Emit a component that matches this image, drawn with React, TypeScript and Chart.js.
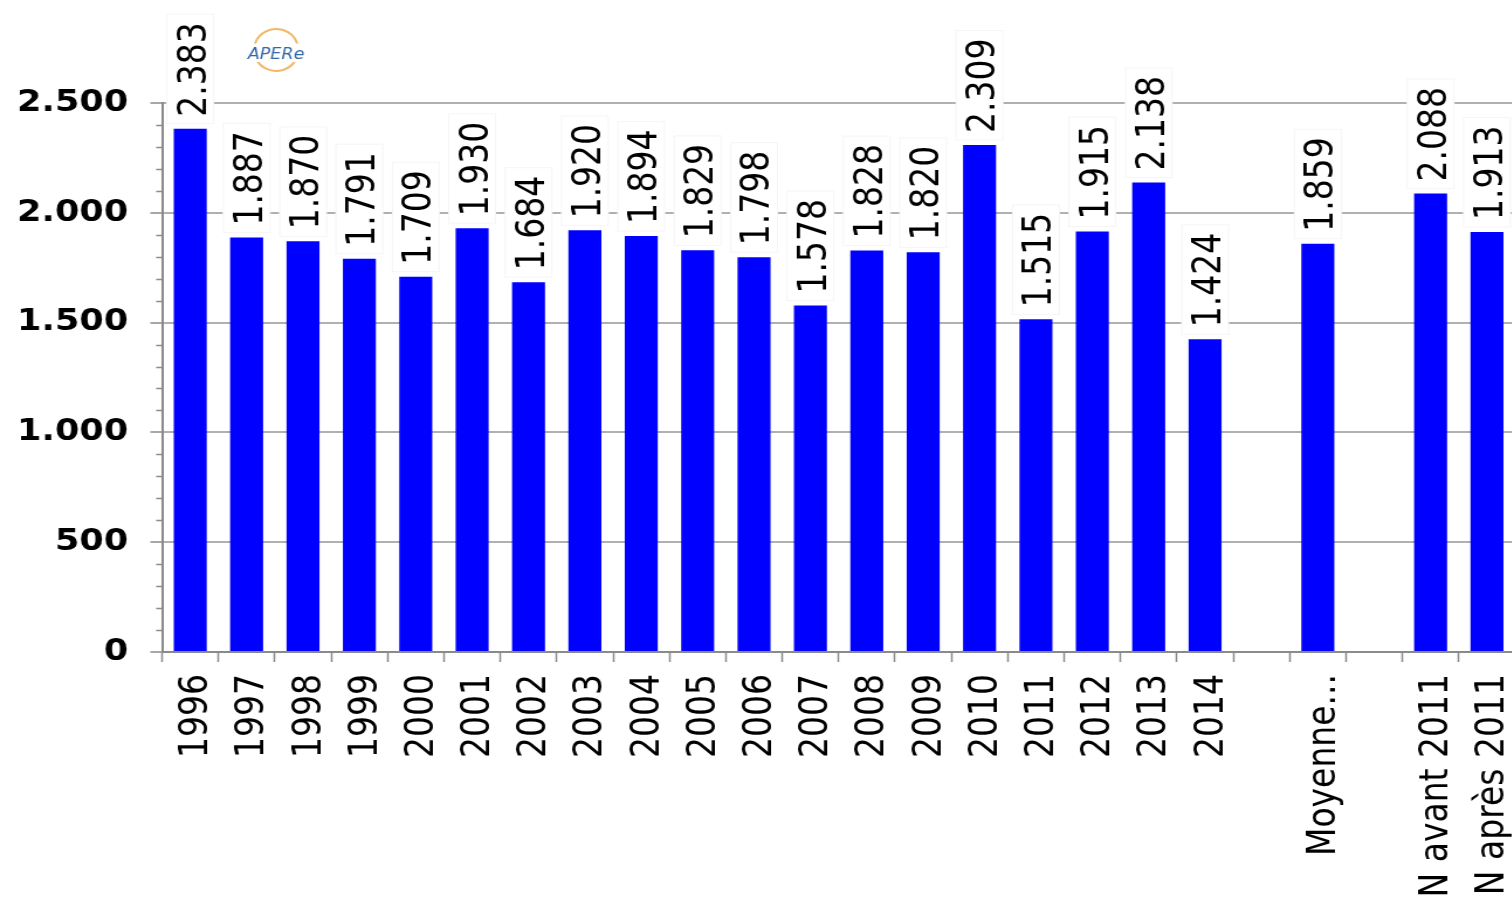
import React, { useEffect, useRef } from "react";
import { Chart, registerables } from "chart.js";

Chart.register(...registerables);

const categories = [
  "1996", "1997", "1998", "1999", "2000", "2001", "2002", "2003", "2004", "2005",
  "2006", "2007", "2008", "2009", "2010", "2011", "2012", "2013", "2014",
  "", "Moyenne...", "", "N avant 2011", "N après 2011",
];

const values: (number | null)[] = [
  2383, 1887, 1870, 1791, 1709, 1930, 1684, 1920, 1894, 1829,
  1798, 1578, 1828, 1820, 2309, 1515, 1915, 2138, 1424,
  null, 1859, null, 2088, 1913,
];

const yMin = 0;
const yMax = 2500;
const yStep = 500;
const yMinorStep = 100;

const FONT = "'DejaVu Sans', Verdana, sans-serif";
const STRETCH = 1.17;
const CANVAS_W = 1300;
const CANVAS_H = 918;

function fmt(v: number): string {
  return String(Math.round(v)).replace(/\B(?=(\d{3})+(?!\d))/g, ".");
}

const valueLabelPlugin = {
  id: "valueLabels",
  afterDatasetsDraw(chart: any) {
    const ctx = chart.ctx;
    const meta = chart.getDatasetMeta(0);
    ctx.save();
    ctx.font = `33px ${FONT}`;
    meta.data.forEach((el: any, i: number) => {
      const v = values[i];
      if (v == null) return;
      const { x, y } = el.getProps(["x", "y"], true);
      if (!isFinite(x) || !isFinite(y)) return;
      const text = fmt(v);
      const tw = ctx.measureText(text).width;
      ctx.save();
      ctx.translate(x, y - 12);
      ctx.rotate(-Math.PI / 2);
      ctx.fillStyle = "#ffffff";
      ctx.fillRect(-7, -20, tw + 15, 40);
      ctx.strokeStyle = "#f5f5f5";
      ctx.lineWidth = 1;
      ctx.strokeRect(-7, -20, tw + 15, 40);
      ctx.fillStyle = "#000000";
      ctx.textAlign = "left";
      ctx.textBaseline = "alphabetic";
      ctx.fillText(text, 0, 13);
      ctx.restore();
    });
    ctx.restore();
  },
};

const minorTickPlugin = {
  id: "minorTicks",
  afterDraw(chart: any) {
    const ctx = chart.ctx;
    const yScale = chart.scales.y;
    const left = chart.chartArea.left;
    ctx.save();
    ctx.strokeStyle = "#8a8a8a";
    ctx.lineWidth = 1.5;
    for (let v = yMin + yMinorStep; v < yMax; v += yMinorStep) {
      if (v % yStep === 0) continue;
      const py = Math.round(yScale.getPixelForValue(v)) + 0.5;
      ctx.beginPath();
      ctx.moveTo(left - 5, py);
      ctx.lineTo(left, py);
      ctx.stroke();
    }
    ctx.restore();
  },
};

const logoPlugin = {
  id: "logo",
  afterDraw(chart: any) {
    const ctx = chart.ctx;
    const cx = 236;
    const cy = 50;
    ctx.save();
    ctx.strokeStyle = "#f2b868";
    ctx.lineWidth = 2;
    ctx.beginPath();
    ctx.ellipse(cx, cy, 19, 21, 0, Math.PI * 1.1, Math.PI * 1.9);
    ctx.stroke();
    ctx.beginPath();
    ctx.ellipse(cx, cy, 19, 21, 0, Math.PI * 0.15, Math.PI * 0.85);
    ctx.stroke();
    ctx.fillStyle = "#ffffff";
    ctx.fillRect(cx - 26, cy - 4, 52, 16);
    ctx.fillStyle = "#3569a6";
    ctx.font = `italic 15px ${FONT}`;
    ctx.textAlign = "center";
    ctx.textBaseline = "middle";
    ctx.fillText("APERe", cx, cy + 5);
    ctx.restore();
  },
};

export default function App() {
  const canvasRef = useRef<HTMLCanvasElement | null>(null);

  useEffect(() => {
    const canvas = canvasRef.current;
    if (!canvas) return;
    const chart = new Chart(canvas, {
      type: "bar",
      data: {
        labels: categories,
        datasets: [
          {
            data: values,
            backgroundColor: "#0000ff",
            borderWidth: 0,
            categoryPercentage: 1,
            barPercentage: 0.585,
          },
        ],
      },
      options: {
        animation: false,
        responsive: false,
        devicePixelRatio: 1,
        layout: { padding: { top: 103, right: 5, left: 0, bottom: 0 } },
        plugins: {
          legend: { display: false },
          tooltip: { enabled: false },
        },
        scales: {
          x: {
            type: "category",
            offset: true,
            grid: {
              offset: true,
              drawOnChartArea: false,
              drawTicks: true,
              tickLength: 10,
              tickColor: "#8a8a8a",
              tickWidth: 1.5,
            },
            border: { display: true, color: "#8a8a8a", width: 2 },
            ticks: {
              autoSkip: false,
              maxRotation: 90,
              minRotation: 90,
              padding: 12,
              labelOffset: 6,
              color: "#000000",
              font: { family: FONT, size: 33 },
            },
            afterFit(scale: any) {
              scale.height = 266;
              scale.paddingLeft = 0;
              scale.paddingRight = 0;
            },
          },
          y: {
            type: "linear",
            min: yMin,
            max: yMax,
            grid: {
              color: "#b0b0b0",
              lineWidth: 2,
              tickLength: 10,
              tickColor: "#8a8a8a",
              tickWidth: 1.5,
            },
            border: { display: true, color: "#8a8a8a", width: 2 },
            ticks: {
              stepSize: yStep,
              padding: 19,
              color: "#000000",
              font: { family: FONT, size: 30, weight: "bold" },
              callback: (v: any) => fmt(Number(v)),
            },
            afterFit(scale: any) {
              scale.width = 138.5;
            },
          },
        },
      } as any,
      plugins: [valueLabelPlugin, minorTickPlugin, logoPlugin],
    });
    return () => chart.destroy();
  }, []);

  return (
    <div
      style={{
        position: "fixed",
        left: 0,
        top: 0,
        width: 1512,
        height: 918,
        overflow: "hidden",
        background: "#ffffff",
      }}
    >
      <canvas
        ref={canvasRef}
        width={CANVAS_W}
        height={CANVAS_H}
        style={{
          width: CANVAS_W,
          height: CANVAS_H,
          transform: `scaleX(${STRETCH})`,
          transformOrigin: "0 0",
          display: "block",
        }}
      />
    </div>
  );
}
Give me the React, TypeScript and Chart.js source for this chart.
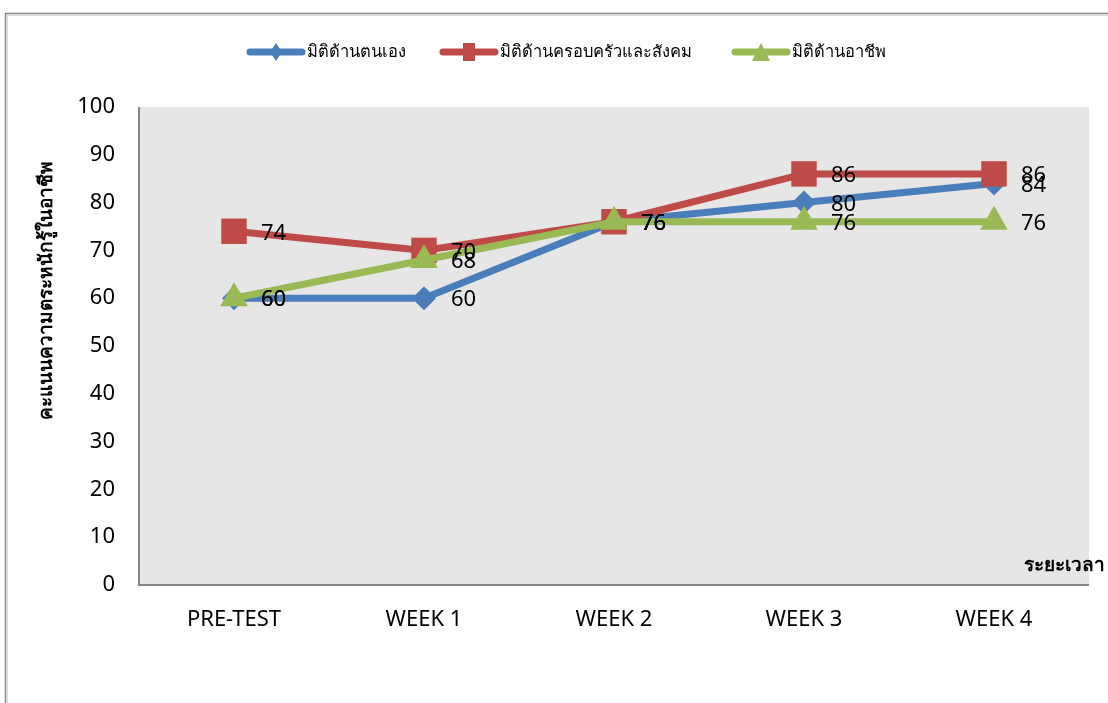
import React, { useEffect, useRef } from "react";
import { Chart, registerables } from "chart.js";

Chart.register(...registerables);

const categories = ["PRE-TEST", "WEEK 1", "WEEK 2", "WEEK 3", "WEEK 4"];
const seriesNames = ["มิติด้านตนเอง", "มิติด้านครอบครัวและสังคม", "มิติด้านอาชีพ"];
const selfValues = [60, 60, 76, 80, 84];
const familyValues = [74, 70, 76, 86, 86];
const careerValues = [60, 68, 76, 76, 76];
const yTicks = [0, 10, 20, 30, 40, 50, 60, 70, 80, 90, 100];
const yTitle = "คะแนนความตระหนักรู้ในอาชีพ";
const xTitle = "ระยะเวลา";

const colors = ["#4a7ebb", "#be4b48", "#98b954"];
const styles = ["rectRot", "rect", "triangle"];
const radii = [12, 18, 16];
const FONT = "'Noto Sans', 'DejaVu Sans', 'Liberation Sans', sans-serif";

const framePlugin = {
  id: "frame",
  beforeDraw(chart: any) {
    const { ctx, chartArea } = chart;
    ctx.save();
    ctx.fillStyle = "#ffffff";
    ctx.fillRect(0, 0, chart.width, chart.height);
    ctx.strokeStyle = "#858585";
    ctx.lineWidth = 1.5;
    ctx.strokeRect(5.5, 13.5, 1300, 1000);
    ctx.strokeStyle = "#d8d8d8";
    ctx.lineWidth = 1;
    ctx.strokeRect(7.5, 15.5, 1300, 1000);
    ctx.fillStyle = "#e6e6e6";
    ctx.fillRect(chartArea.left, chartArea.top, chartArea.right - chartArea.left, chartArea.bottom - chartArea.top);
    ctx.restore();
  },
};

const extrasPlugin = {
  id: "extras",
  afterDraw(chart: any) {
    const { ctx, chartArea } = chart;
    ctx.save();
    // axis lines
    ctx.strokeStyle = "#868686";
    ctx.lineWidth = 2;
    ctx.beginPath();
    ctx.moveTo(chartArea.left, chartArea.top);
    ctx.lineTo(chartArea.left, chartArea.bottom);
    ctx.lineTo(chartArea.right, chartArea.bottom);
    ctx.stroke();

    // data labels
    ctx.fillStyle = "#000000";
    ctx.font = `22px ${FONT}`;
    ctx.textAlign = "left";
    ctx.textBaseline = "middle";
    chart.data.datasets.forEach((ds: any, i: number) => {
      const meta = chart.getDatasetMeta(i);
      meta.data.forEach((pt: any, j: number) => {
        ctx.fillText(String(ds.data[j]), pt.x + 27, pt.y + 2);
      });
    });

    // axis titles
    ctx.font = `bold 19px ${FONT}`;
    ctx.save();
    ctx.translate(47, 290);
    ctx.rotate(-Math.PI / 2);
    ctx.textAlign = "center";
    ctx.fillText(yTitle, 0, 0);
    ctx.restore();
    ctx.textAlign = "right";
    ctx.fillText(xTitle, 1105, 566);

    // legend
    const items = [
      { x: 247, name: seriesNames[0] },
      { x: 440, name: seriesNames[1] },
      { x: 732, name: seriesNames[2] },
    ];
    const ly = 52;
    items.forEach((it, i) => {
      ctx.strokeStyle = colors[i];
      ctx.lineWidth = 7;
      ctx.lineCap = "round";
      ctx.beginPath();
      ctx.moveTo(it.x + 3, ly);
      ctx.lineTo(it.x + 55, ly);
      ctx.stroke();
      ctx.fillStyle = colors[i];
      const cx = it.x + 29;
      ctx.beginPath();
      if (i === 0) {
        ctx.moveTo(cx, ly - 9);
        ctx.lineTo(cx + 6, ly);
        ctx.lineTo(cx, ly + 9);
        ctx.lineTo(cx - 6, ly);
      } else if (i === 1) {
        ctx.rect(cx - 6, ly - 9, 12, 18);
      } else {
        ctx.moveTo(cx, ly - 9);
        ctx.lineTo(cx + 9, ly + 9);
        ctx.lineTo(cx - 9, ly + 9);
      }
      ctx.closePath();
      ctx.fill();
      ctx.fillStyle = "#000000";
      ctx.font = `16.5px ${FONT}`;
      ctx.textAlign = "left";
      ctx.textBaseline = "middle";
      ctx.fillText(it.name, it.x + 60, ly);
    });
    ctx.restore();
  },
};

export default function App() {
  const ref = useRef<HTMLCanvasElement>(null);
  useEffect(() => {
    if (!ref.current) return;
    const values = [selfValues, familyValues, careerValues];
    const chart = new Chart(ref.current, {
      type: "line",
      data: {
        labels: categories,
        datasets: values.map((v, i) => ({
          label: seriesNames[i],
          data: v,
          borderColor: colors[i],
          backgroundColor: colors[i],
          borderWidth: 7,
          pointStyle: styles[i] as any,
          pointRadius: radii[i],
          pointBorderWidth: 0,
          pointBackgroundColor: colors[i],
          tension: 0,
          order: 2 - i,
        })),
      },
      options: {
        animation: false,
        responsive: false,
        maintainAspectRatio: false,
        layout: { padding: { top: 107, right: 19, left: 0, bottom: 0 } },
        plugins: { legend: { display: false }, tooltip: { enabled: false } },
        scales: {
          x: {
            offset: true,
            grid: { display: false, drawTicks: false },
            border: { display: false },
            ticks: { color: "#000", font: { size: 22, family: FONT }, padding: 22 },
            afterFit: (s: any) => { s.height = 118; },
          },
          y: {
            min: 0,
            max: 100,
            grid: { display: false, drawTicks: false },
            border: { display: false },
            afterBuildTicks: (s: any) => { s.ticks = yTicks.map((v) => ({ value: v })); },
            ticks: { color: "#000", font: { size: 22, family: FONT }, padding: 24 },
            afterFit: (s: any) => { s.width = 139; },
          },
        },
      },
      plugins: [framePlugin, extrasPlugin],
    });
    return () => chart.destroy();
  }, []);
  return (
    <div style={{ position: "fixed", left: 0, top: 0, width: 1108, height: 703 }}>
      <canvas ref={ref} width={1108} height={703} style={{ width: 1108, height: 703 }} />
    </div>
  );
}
● ● ● ● ●
WHAT IS NEEDED >>
Copy nothing but the lines from the top of the data down to the line containing "const CANVAS_H = 918;", and leave the pictures out.

WRITTEN RESPONSE >>
Emit a component that matches this image, drawn with React, TypeScript and Chart.js.
import React, { useEffect, useRef } from "react";
import { Chart, registerables } from "chart.js";

Chart.register(...registerables);

const categories = [
  "1996", "1997", "1998", "1999", "2000", "2001", "2002", "2003", "2004", "2005",
  "2006", "2007", "2008", "2009", "2010", "2011", "2012", "2013", "2014",
  "", "Moyenne...", "", "N avant 2011", "N après 2011",
];

const values: (number | null)[] = [
  2383, 1887, 1870, 1791, 1709, 1930, 1684, 1920, 1894, 1829,
  1798, 1578, 1828, 1820, 2309, 1515, 1915, 2138, 1424,
  null, 1859, null, 2088, 1913,
];

const yMin = 0;
const yMax = 2500;
const yStep = 500;
const yMinorStep = 100;

const FONT = "'DejaVu Sans', Verdana, sans-serif";
const STRETCH = 1.17;
const CANVAS_W = 1300;
const CANVAS_H = 918;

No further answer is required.